We arrived late in the evening into Nassau, quickly cleared customs and grabbed a cab to our hotel. We were staying in the old part of town, just a couple blocks from the main port where the large cruise ships were docked. Our cab driver doubled up and took another solo guy to his hotel first, and then gave us a fun local introduction to Nassau and the Bahamas. He grew up outside of Nassau and had seen it change dramatically over the years. But he was proud of his country and was a fun way to start off our trip. We got to our hotel, checked in and set out to explore the neighborhood and find some fun vacation cocktails and a late-night dinner.
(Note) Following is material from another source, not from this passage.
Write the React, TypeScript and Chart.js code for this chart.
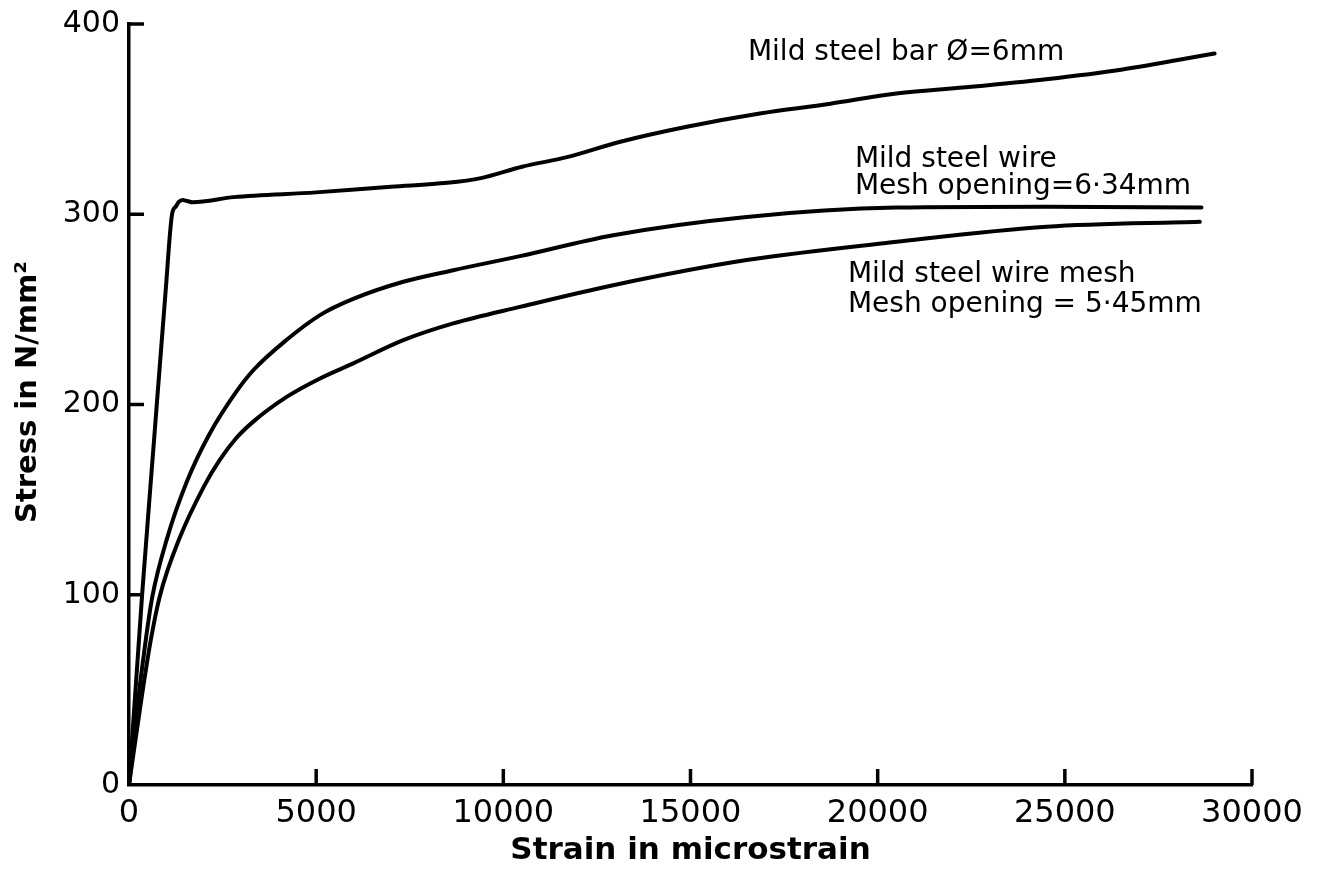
import React, { useEffect, useRef } from 'react';
import { Chart, registerables } from 'chart.js';

Chart.register(...registerables);

// Mild steel bar Ø=6mm
const barStrain = [0, 350, 668, 980, 1150, 1250, 1330, 1430, 1550, 1700, 2800, 5000, 7000, 8500, 9400, 10500, 11700, 13100, 14900, 16850, 18700, 20500, 22500, 24500, 26500, 29000];
const barStress = [0, 100, 181, 260, 300, 304, 306.5, 307.5, 307, 306.3, 309, 311.5, 314.5, 316.5, 319, 325, 330, 338, 346, 353, 358, 363.5, 367, 371, 376, 384.5];

// Mild steel wire, mesh opening 6.34mm
const wireStrain = [0, 222, 446, 623, 1023, 1557, 2137, 2877, 3320, 4212, 5102, 5990, 7327, 8662, 10444, 12935, 16500, 20505, 24500, 28650];
const wireStress = [0, 41, 76, 99, 130, 160, 184, 207, 218, 234, 247, 255.5, 264.5, 270.6, 278, 289, 298.6, 303.5, 304, 303.5];

// Mild steel wire mesh, mesh opening 5.45mm
const meshStrain = [0, 330, 580, 820, 1335, 2003, 2430, 2850, 3320, 4212, 5102, 5990, 7327, 8662, 10444, 12935, 16500, 20505, 24513, 28605];
const meshStress = [0, 45, 76, 99, 129, 157, 171, 182, 191, 204, 213.7, 221.6, 233.8, 242.6, 251.3, 262.7, 275.9, 285.5, 293.4, 296];

const xTicks = [0, 5000, 10000, 15000, 20000, 25000, 30000];
const yTicks = [0, 100, 200, 300, 400];

const xTitle = 'Strain in microstrain';
const yTitle = 'Stress in N/mm\u00B2';

const labels = [
  { text: 'Mild steel bar \u00D8=6mm', x: 16534, y: 381.3 },
  { text: 'Mild steel wire', x: 19392, y: 324.9 },
  { text: 'Mesh opening=6\u00B734mm', x: 19392, y: 310.9 },
  { text: 'Mild steel wire mesh', x: 19205, y: 264.5 },
  { text: 'Mesh opening = 5\u00B745mm', x: 19205, y: 248.7 },
];

const toPoints = (xs: number[], ys: number[]) => xs.map((x, i) => ({ x, y: ys[i] }));

export default function App() {
  const ref = useRef<HTMLCanvasElement>(null);

  useEffect(() => {
    if (!ref.current) return;
    const inward = {
      id: 'inwardTicksAndLabels',
      afterDraw(chart: any) {
        const { ctx, chartArea, scales } = chart;
        ctx.save();
        ctx.strokeStyle = '#000';
        ctx.lineWidth = 3.5;
        for (const v of xTicks) {
          if (v === 0) continue;
          const px = scales.x.getPixelForValue(v);
          ctx.beginPath();
          ctx.moveTo(px, chartArea.bottom);
          ctx.lineTo(px, chartArea.bottom - 16);
          ctx.stroke();
        }
        for (const v of yTicks) {
          if (v === 0) continue;
          const py = scales.y.getPixelForValue(v);
          ctx.beginPath();
          ctx.moveTo(chartArea.left, py);
          ctx.lineTo(chartArea.left + 15, py);
          ctx.stroke();
        }
        ctx.fillStyle = '#000';
        ctx.font = '28px "DejaVu Sans"';
        ctx.textAlign = 'left';
        ctx.textBaseline = 'alphabetic';
        for (const l of labels) {
          ctx.fillText(l.text, scales.x.getPixelForValue(l.x), scales.y.getPixelForValue(l.y));
        }
        // y axis title
        ctx.save();
        ctx.translate(28, 392);
        ctx.rotate(-Math.PI / 2);
        ctx.font = 'bold 29px "DejaVu Sans"';
        ctx.textAlign = 'center';
        ctx.textBaseline = 'middle';
        ctx.fillText(yTitle, 0, 0);
        ctx.restore();
        ctx.restore();
      },
    };

    const lineStyle = {
      borderColor: '#000',
      backgroundColor: '#000',
      borderWidth: 4,
      pointRadius: 0,
      showLine: true,
      fill: false,
      cubicInterpolationMode: 'monotone' as const,
      borderCapStyle: 'round' as const,
      borderJoinStyle: 'round' as const,
    };

    const chart = new Chart(ref.current, {
      type: 'scatter',
      data: {
        datasets: [
          { label: 'Mild steel bar', data: toPoints(barStrain, barStress), ...lineStyle },
          { label: 'Mild steel wire', data: toPoints(wireStrain, wireStress), ...lineStyle },
          { label: 'Mild steel wire mesh', data: toPoints(meshStrain, meshStress), ...lineStyle },
        ],
      },
      options: {
        animation: false,
        responsive: true,
        maintainAspectRatio: false,
        layout: { padding: { left: 0, right: 83, top: 24, bottom: 0 } },
        plugins: { legend: { display: false }, tooltip: { enabled: false } },
        scales: {
          x: {
            type: 'linear',
            min: 0,
            max: 30000,
            afterFit: (s: any) => { s.height = 88; },
            afterBuildTicks: (s: any) => { s.ticks = xTicks.map((v) => ({ value: v })); },
            grid: { display: false },
            border: { display: true, color: '#000', width: 3.5 },
            ticks: {
              color: '#000',
              font: { family: 'DejaVu Sans', size: 32 },
              padding: 1,
              maxRotation: 0,
              autoSkip: false,
              callback: (v: any) => String(v),
            },
            title: {
              display: true,
              text: xTitle,
              color: '#000',
              font: { family: 'DejaVu Sans', size: 31, weight: 'bold' },
              padding: { top: 0, bottom: 3 },
            },
          },
          y: {
            type: 'linear',
            min: 0,
            max: 400,
            afterFit: (s: any) => { s.width = 129; },
            afterBuildTicks: (s: any) => { s.ticks = yTicks.map((v) => ({ value: v })); },
            grid: { display: false },
            border: { display: true, color: '#000', width: 3.5 },
            ticks: {
              color: '#000',
              font: { family: 'DejaVu Sans', size: 30 },
              padding: 1,
              autoSkip: false,
              callback: (v: any) => String(v),
            },
            title: { display: false },
          },
        },
      },
      plugins: [inward],
    });
    return () => chart.destroy();
  }, []);

  return (
    <div style={{ position: 'absolute', left: 0, top: 0, width: 1335, height: 873, background: '#fff' }}>
      <canvas ref={ref} />
    </div>
  );
}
After wondering a few blocks near to port, we ended up at a little hole-in-the-wall place that appeared to only have locals waiting in line. We ordered some conch fritters and went back to our rooftop patio at our hotel to eat under the stars.
The next day, we had most of the day to explore before joining our group at the marina for our sailing cruise, so we set out on foot. We stopped at the pirate museum (which seemed like a must in Nassau) and then walked along the port. There were three huge cruise ships that had come over from Florida, essentially for the day. We sat and watched as they unloaded thousands of people onto the main street, which was filled with tourist shops and chain restaurants. The quiet morning in Nassau was quickly swallowed up by all the tourists. Everyone came to life, trying to get their business. I’ve never been on a traditional large cruise ship before and watching it was quite the production. But after a short while, I’d had enough and we wandered off the main drag and even just a block or two away from the port it was quiet Nassau again. We found great little shops and restaurants that catered to locals. After a few hours of exploring the city, we went back to our hotel and grabbed a cab to the Marina on the edge of downtown where the Liberty Clipper was docked. We dropped our bags with the crew and then got to explore the marina, looking at the fishing boats, small sailboats and huge yachts.
We were welcomed on the ship where we met the crew and had a safety briefing, and then were set loose to have dinner in town. A few of the crew suggested a little conch shack within walking distance and so about half the guests and a few crew set off on foot toward Uncle Tellis’ conch shack. Uncle Tellis was such a sweet older man who took us back behind his little shack and showed us how to clean a conch, then made us fried conch, conch salad and a few other dishes that I couldn’t name. Our group took over the whole shack, and he was so happy to host us and show us a fun evening.
I didn’t know what to expect arriving into Nassau. All I really knew about it going into this trip was that it was a short flight or cruise from Florida, making it an easy weekend getaway for east-coasters, but most people either came by cruise and only saw the port-area or stayed in one of the large resorts on the beach. Nassau is full of wonderful people, delicious food and a ton of history. I was glad to have this introduction to the Bahamas before we set sail on our sailboat the next morning.